**WHAT TO PRODUCE**
Don't include pictures. Quote the lines below from the first through the line that contains "ax = fig.add_axes([140/956, 1".

**DATA EXCERPT**

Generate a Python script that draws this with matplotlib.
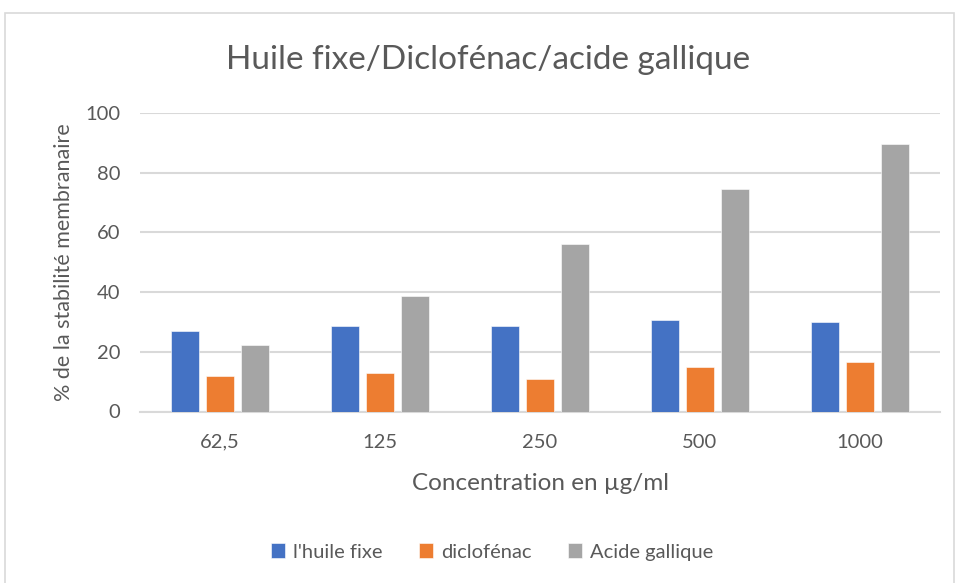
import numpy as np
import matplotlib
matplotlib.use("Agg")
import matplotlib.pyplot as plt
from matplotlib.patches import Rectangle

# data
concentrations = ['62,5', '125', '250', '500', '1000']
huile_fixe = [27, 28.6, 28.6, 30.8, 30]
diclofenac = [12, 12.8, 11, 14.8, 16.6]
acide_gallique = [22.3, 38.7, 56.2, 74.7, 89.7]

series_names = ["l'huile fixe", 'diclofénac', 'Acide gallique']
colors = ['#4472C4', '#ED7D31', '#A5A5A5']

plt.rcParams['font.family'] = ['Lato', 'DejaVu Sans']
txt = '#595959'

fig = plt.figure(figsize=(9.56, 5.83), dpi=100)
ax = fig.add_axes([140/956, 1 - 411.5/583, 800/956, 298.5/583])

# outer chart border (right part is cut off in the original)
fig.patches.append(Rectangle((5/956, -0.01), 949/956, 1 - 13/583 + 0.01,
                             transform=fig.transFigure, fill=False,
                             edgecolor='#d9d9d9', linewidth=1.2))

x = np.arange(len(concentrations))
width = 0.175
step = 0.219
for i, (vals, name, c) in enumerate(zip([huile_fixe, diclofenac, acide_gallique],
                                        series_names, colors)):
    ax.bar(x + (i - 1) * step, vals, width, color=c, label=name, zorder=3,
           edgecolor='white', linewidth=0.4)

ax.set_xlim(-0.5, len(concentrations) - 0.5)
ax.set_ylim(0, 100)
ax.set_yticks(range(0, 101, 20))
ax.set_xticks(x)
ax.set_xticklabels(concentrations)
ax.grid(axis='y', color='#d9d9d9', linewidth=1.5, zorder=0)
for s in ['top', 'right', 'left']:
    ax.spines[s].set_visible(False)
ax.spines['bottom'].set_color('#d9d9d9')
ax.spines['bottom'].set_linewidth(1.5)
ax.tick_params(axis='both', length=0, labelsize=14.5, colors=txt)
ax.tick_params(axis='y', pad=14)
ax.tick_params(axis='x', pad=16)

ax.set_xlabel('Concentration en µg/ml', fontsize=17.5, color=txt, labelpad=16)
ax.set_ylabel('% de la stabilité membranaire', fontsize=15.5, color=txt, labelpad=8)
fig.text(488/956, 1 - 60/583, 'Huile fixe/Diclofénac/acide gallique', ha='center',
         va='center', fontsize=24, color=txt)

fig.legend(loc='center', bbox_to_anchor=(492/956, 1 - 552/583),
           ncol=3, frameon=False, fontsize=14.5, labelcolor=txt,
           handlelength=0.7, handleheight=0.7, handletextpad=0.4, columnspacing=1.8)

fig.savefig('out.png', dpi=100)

**FULL RESPONSE**
Generate a Python script that draws this with matplotlib.
import numpy as np
import matplotlib
matplotlib.use("Agg")
import matplotlib.pyplot as plt
from matplotlib.patches import Rectangle

# data
concentrations = ['62,5', '125', '250', '500', '1000']
huile_fixe = [27, 28.6, 28.6, 30.8, 30]
diclofenac = [12, 12.8, 11, 14.8, 16.6]
acide_gallique = [22.3, 38.7, 56.2, 74.7, 89.7]

series_names = ["l'huile fixe", 'diclofénac', 'Acide gallique']
colors = ['#4472C4', '#ED7D31', '#A5A5A5']

plt.rcParams['font.family'] = ['Lato', 'DejaVu Sans']
txt = '#595959'

fig = plt.figure(figsize=(9.56, 5.83), dpi=100)
ax = fig.add_axes([140/956, 1 - 411.5/583, 800/956, 298.5/583])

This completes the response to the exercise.